▶ What is required
Retype each line of the listing below, from the first through the one holding "(titleB) at (762,45)", with no other lines.

-- Start of Information provided --

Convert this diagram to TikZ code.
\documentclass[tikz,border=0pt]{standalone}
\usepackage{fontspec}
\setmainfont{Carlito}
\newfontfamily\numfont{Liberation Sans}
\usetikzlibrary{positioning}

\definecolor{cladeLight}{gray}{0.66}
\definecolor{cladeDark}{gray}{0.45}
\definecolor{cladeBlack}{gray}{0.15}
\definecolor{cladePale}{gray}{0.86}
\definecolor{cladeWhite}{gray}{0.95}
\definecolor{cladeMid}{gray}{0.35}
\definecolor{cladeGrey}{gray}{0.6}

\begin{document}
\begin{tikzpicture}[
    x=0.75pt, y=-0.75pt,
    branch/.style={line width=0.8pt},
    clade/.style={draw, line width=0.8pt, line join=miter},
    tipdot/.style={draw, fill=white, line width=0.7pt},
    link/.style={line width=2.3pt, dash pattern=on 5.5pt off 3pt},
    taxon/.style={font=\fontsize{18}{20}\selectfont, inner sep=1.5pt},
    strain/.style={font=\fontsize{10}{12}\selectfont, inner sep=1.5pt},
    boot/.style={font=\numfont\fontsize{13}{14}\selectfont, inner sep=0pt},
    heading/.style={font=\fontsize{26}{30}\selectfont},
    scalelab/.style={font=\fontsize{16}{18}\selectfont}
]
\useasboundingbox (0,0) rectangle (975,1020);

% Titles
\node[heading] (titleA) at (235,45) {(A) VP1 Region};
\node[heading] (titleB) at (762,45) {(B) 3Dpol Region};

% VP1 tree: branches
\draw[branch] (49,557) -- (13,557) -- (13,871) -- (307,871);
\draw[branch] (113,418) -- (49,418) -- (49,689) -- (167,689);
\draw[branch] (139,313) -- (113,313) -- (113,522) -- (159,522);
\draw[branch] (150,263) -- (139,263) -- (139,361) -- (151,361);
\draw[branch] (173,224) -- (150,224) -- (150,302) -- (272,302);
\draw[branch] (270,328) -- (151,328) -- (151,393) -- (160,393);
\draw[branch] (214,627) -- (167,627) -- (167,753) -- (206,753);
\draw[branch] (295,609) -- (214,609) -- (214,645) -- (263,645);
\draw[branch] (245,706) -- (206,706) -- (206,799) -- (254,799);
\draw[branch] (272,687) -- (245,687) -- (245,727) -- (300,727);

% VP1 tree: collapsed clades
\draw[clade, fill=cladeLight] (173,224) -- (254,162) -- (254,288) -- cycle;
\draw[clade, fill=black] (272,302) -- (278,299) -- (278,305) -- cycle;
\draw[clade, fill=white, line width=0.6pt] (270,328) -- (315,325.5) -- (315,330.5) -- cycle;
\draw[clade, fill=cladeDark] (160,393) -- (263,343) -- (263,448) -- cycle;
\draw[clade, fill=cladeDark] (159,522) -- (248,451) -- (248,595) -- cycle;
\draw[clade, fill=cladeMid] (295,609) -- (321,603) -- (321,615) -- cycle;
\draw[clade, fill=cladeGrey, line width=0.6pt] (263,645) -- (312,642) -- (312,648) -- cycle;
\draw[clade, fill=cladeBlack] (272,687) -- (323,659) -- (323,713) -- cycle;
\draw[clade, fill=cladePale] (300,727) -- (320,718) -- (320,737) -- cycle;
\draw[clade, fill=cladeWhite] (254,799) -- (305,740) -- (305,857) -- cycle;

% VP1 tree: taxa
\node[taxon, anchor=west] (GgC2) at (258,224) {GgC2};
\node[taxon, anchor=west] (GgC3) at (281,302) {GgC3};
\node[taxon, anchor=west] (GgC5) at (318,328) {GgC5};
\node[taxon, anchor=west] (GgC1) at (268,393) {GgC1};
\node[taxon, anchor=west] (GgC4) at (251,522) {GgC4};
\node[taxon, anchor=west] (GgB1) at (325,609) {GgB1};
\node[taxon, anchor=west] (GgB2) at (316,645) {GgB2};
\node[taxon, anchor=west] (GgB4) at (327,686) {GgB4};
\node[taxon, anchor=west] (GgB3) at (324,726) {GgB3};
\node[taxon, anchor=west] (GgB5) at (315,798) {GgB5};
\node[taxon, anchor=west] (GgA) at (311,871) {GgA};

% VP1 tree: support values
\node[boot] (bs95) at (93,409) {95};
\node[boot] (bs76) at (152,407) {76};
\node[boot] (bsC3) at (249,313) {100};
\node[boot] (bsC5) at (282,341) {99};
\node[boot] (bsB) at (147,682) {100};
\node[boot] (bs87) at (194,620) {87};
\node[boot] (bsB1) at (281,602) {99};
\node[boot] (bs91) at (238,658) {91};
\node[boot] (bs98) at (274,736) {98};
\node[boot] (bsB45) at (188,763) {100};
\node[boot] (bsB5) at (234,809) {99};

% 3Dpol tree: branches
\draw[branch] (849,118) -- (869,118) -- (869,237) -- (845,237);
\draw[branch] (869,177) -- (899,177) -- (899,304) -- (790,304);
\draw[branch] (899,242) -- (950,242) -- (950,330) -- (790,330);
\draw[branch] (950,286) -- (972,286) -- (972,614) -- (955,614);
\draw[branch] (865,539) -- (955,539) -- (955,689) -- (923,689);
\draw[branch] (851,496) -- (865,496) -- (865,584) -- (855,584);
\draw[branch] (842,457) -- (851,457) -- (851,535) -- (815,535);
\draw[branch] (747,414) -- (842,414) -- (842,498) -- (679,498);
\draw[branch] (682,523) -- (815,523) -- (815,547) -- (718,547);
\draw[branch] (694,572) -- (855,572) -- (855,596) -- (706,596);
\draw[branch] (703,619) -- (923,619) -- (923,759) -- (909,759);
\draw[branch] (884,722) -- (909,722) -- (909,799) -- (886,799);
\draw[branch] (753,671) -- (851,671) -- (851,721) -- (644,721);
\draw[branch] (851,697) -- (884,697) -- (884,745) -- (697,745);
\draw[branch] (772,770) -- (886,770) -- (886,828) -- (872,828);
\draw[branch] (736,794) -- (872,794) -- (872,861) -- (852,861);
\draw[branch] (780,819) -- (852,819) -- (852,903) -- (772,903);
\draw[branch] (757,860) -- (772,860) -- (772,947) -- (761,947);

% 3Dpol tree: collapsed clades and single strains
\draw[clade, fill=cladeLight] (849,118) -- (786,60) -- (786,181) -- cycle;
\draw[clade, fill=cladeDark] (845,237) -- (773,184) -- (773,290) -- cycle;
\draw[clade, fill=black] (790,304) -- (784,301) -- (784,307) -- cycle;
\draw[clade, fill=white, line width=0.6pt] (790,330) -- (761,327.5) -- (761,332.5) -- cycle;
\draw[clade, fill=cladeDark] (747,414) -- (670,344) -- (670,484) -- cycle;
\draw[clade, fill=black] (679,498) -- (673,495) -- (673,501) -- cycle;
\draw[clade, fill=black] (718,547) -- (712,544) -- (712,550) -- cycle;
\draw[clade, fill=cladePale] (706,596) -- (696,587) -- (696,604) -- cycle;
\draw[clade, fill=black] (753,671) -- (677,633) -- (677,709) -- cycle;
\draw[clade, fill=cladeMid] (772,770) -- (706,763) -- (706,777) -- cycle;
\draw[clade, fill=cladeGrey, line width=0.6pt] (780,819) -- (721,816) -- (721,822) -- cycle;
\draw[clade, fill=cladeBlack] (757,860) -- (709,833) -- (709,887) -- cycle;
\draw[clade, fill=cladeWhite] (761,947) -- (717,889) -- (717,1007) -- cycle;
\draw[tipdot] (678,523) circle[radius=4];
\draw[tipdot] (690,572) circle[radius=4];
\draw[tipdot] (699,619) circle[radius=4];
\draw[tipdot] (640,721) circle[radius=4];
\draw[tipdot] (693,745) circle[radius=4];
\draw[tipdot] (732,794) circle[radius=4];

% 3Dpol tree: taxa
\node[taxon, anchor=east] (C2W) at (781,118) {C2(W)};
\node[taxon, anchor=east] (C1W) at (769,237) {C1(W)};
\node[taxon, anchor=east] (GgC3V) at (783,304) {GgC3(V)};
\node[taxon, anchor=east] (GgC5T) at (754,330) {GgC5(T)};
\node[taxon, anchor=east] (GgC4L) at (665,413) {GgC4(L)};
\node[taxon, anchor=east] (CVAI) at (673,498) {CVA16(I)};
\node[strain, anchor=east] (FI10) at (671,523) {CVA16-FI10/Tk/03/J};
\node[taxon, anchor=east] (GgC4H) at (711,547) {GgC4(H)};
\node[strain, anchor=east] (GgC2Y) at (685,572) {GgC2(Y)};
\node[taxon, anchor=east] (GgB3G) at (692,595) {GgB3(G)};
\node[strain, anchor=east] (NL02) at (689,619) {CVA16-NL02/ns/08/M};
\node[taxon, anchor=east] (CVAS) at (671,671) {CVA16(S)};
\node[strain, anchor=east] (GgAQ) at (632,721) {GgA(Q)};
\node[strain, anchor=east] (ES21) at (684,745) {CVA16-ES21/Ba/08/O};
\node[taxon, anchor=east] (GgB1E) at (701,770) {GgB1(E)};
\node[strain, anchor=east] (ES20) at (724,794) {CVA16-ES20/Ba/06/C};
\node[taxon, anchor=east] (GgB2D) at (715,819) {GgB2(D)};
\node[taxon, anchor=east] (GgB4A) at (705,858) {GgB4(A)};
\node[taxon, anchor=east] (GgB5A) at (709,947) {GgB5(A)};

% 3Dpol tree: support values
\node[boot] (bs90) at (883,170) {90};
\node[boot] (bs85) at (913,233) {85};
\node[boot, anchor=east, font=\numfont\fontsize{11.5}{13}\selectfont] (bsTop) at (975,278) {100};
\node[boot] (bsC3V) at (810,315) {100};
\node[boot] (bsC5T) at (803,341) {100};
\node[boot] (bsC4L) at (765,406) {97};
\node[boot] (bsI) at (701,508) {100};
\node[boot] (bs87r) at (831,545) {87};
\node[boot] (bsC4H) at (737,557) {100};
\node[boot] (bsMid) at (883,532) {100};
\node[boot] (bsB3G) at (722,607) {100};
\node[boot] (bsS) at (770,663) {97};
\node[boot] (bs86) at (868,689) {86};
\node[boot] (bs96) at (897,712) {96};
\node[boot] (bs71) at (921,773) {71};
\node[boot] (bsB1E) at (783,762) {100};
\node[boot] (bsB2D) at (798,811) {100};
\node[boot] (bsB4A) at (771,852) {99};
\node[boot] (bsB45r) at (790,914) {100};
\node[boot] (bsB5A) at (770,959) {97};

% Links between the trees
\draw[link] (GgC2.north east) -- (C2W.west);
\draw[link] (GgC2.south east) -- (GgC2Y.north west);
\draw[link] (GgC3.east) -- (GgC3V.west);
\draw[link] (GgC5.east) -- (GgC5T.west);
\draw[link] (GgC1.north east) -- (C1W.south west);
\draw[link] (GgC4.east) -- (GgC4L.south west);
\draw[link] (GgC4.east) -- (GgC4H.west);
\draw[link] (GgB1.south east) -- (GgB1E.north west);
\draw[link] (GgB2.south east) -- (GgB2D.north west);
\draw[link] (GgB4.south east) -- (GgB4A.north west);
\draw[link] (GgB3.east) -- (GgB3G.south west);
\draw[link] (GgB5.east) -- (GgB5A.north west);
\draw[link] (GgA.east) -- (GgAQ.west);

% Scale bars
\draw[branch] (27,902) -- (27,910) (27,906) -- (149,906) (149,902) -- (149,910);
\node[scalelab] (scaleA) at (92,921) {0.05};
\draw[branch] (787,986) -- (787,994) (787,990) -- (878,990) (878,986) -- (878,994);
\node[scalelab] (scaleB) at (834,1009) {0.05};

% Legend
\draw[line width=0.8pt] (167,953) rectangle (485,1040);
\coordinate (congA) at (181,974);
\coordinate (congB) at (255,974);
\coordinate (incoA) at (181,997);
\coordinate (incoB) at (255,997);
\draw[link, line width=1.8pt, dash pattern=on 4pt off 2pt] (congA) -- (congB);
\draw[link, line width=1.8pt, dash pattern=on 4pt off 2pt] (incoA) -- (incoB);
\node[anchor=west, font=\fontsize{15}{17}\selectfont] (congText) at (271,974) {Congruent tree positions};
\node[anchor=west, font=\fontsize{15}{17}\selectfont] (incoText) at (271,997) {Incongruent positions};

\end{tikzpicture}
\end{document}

-- End of Information provided --

▶ Output of the task
Convert this diagram to TikZ code.
\documentclass[tikz,border=0pt]{standalone}
\usepackage{fontspec}
\setmainfont{Carlito}
\newfontfamily\numfont{Liberation Sans}
\usetikzlibrary{positioning}

\definecolor{cladeLight}{gray}{0.66}
\definecolor{cladeDark}{gray}{0.45}
\definecolor{cladeBlack}{gray}{0.15}
\definecolor{cladePale}{gray}{0.86}
\definecolor{cladeWhite}{gray}{0.95}
\definecolor{cladeMid}{gray}{0.35}
\definecolor{cladeGrey}{gray}{0.6}

\begin{document}
\begin{tikzpicture}[
    x=0.75pt, y=-0.75pt,
    branch/.style={line width=0.8pt},
    clade/.style={draw, line width=0.8pt, line join=miter},
    tipdot/.style={draw, fill=white, line width=0.7pt},
    link/.style={line width=2.3pt, dash pattern=on 5.5pt off 3pt},
    taxon/.style={font=\fontsize{18}{20}\selectfont, inner sep=1.5pt},
    strain/.style={font=\fontsize{10}{12}\selectfont, inner sep=1.5pt},
    boot/.style={font=\numfont\fontsize{13}{14}\selectfont, inner sep=0pt},
    heading/.style={font=\fontsize{26}{30}\selectfont},
    scalelab/.style={font=\fontsize{16}{18}\selectfont}
]
\useasboundingbox (0,0) rectangle (975,1020);

% Titles
\node[heading] (titleA) at (235,45) {(A) VP1 Region};
\node[heading] (titleB) at (762,45) {(B) 3Dpol Region};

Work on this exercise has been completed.